Precast gels should be run for 90mins at 90V or 60 mins at 120-150V. The loading before separates to a lower band of 65bp and an upper band of around 235bp. The above times are to run the 65bp band to the bottom of the gel. Make sure to remove white strip at bottom of the pre-cast gels!

Home-made gels (TBE!-no SDS!) should be pre run for at least 1 hour before loading. Also, lanes must be washed thoroughly using a syringe or 1ml Gilson pipette to remove unpolymerized acrylamide.

The buffer for running and transferring pre-cast gels is 0.5X TBE.

When transferring, ensure sponges are thoroughly washed before and after in fresh buffer. Place a sheet of PVDF or other spare membrane between the sponges and first piece of blotting paper- this prevents and dirt being transferred from the sponges to membrane, which would otherwise ruin the blot (or just buy new sponges). Transferring takes 1hr at 30V (can’t run it higher than that).

Remove membrane from transfer apparatus. Place on blotting paper and crosslink by UV treatment on the top side (with DNA/protein attached) twice at level C3. If not developing immediately, place in clear wrap plastic and leave in the fridge or freezer until needed. Developing- use waterbath or hot tap to heat blocking buffer (20mls) and wash buffer (25mls) to 60 degrees before use (dissolves the precipitant).

Steps 1-4 should be carried out on the belly dancer 1. Cover the membrane with blocking buffer - leave shaking for 20mins 2. Add 66.7ul of HRP conjugate to the blocking buffer- leave for 20mins. 3. Prepare 100mls (per blot) of 1X wash buffer (in ddH20). Wash blot briefly (1 min) then 4 more times for 5mins each (20mls at a time). Don’t try shorten this!!!! 4. Remove wash buffer and replace with 20mls (room temp) substrate equilibriation buffer-leave for 5 mins

5. Place the blot in clear wrap plastic. Mix 2mls of both of the HRP activation solutions in a sterilin. Cover the blot with the mixed solution and leave for 5 mins (exactly!) 6. Place blot in fresh plastic and develop immediately. (develop/wash/fix/wash)

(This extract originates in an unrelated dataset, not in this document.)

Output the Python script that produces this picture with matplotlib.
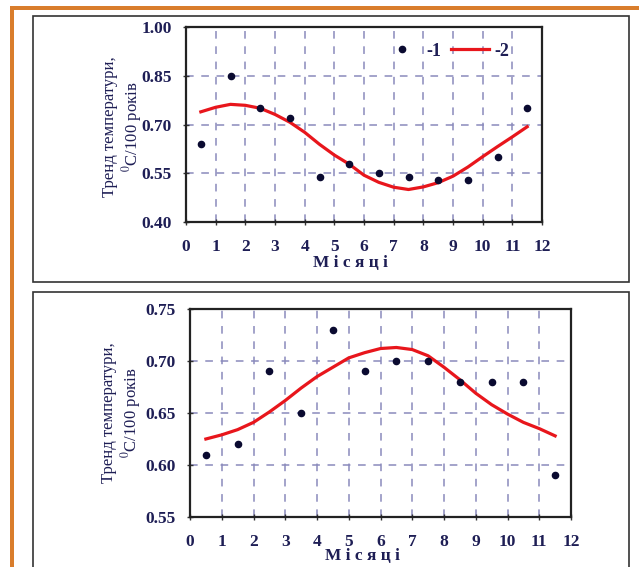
import matplotlib
matplotlib.use("Agg")
import matplotlib.pyplot as plt
from matplotlib.patches import Rectangle
from matplotlib.lines import Line2D

plt.rcParams['font.family'] = ['Liberation Serif', 'DejaVu Serif']
plt.rcParams['mathtext.fontset'] = 'stix'

# ---- data ----
months = [0.5, 1.5, 2.5, 3.5, 4.5, 5.5, 6.5, 7.5, 8.5, 9.5, 10.5, 11.5]
top_points = [0.64, 0.85, 0.75, 0.72, 0.54, 0.58, 0.55, 0.54, 0.53, 0.53, 0.60, 0.75]
bot_points = [0.61, 0.62, 0.69, 0.65, 0.73, 0.69, 0.70, 0.70, 0.68, 0.68, 0.68, 0.59]
# trend curves, every half month
trend_x = [0.5, 1.0, 1.5, 2.0, 2.5, 3.0, 3.5, 4.0, 4.5, 5.0, 5.5, 6.0,
           6.5, 7.0, 7.5, 8.0, 8.5, 9.0, 9.5, 10.0, 10.5, 11.0, 11.5]
top_trend = [0.739, 0.753, 0.762, 0.759, 0.750, 0.731, 0.707, 0.676, 0.639, 0.606, 0.578, 0.544,
             0.522, 0.507, 0.500, 0.508, 0.521, 0.541, 0.569, 0.601, 0.632, 0.662, 0.693]
bot_trend = [0.625, 0.629, 0.634, 0.641, 0.651, 0.662, 0.674, 0.685, 0.694, 0.703, 0.708, 0.712,
             0.713, 0.711, 0.705, 0.694, 0.682, 0.669, 0.658, 0.649, 0.641, 0.635, 0.628]
x_ticks = list(range(0, 13))
top_yticks = [0.40, 0.55, 0.70, 0.85, 1.00]
bot_yticks = [0.55, 0.60, 0.65, 0.70, 0.75]
ylabel = "Тренд температури,\n$^{0}$C/100 років"
xlabel = "М і с я ц і"
legend_labels = ["-1", "-2"]

W, H = 639, 567
fig = plt.figure(figsize=(W / 100, H / 100), dpi=100)

TXT = '#1e1e55'
GRID = '#8a8abc'
RED = '#e8161c'
ORANGE = '#d97d2c'
DOT = '#0a0a30'

def fr(x, y, w, h):
    # pixel rect (top-left origin) -> figure fraction
    return [x / W, 1 - (y + h) / H, w / W, h / H]

# orange frame
fig.add_artist(Rectangle((10 / W, 0), 4 / W, 1 - 6 / H, transform=fig.transFigure,
                         color=ORANGE, lw=0))
fig.add_artist(Rectangle((10 / W, 1 - 10 / H), 1 - 10 / W, 4 / H, transform=fig.transFigure,
                         color=ORANGE, lw=0))
# panel boxes
for (x, y, w, h) in [(33, 16, 596, 266), (33, 292, 596, 290)]:
    b = fr(x, y, w, h)
    fig.add_artist(Rectangle((b[0], b[1]), b[2], b[3], transform=fig.transFigure,
                             fill=False, edgecolor='#333333', lw=1.2))

def style(ax, yticks, yfmt):
    ax.set_xlim(0, 12)
    ax.set_ylim(yticks[0], yticks[-1])
    ax.set_xticks(x_ticks)
    ax.set_yticks(yticks)
    ax.set_yticklabels([yfmt.format(v) for v in yticks])
    ax.grid(True, color=GRID, lw=1.1, linestyle=(0, (5, 5)))
    ax.tick_params(direction='inout', length=4, width=1, colors='#333333',
                   labelcolor=TXT, labelsize=12.5)
    ax.tick_params(axis='x', pad=10)
    ax.tick_params(axis='y', pad=8)
    for t in ax.get_xticklabels() + ax.get_yticklabels():
        t.set_fontweight('bold')
    for s in ax.spines.values():
        s.set_linewidth(1.6)
        s.set_color('#222222')
    ax.set_axisbelow(True)

# top panel
ax1 = fig.add_axes(fr(186, 27, 356, 195))
style(ax1, top_yticks, "{:.2f}")
ax1.scatter(months, top_points, s=20, color=DOT, zorder=3)
ax1.plot(trend_x, top_trend, color=RED, lw=2.3, zorder=2)
ax1.set_xlabel(xlabel, fontsize=12.5, fontweight='bold', color=TXT)
ax1.xaxis.set_label_coords((350 - 186) / 356, -0.168)
leg = ax1.legend([Line2D([], [], marker='o', ls='', color=DOT, markersize=4.5),
                  Line2D([], [], color=RED, lw=2.3)],
                 legend_labels, ncol=2, frameon=False, loc='center',
                 bbox_to_anchor=((446 - 186) / 356, (222 - 51) / 195),
                 handlelength=2.1, handletextpad=0.3, columnspacing=0.55,
                 borderpad=0, borderaxespad=0,
                 prop={'size': 13, 'weight': 'bold'})
for t in leg.get_texts():
    t.set_color(TXT)
fig.text(123 / W, 1 - 127 / H, ylabel, rotation=90, ha='center', va='center',
         multialignment='center', fontsize=12, color=TXT, linespacing=1.15)

# bottom panel
ax2 = fig.add_axes(fr(190, 309, 381, 208))
style(ax2, bot_yticks, "{:.2f}")
ax2.scatter(months, bot_points, s=20, color=DOT, zorder=3)
ax2.plot(trend_x, bot_trend, color=RED, lw=2.3, zorder=2)
ax2.set_xlabel(xlabel, fontsize=12.5, fontweight='bold', color=TXT)
ax2.xaxis.set_label_coords((362 - 190) / 381, -0.15)
fig.text(122 / W, 1 - 413 / H, ylabel, rotation=90, ha='center', va='center',
         multialignment='center', fontsize=12, color=TXT, linespacing=1.15)

fig.savefig("out.png", dpi=100)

General rules: These come simply from my personal experience so feel free to ignore them. DNA protein interaction usually take place at room temperature for 20-30 mins. After this, loading dye is added, the sample mixed and loaded. If your reaction buffer contains glycerol (~10%) it probably wont need loading dye to sink into the wells and will only be used as a visual aid. I avoid the use of loading dye where possible as the mixing step may cause some dissociation of bound protein from the DNA. Loading dye should be added to empty lanes for visualization of DNA markers during electrophoresis. The above protocol is for use with biotinylated probes which allows for the use of very small (pg) quantities of probe and for a reduction in the amount of protein used. Another methods is to stain by ethidium bromide. This is very convenient and quick but is not as sensitive as using biotinylated probes. More DNA (~1ng) must be used but samples can be run on 1% TBE gels (instead of acrylamide). Staining is with 1ug/ml EtBR and can be between 10-30mins. These are a great place to start if you just want to make sure your protein is functional and identify potential binding sites. Competative bandshifts alleviate the need for non-specific inhibitors such as poly-dIdC or salmon sperm DNA since the other probe competes with the bound probe. Non specific binding will occur at higher protein concentrations (all bands will start to shift) but a specific shift should be visible before this.